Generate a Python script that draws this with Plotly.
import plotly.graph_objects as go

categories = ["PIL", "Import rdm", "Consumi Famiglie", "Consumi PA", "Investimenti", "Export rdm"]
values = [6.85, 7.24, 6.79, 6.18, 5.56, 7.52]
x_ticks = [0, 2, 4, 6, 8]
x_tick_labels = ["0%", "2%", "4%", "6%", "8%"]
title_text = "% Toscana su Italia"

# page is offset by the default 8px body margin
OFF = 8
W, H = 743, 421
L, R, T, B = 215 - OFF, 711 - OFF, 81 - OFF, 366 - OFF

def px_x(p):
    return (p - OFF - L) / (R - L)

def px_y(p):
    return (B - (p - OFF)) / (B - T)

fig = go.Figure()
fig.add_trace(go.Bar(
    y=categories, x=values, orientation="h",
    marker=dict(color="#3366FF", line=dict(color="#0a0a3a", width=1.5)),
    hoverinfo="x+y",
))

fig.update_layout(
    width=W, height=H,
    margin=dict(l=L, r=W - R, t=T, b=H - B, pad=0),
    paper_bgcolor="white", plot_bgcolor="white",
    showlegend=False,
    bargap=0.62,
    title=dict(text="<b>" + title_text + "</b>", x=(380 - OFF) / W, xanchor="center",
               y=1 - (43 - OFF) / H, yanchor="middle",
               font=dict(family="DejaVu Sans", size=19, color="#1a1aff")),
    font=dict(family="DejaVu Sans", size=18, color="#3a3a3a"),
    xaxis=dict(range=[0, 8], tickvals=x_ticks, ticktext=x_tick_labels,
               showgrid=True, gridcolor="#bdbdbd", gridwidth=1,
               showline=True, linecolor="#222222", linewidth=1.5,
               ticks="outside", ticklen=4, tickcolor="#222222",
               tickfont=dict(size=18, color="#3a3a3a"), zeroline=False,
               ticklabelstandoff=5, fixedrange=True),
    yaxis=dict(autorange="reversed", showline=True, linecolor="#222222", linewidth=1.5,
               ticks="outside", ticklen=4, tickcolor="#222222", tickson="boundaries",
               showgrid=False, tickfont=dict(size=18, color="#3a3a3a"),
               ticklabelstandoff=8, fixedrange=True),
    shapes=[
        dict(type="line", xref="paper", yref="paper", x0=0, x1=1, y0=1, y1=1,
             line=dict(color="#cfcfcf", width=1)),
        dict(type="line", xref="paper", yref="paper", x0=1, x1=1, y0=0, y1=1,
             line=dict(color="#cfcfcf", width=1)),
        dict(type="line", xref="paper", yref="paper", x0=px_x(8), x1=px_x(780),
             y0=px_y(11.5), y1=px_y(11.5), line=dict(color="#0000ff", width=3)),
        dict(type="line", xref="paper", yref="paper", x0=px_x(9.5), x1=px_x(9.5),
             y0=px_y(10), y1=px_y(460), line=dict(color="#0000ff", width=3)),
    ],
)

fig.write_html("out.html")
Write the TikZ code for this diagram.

***

• Required work
From the records above, pull out each line that has "this".

• Correct response
Generate a Python script that draws this with Plotly.
Write the TikZ code for this diagram.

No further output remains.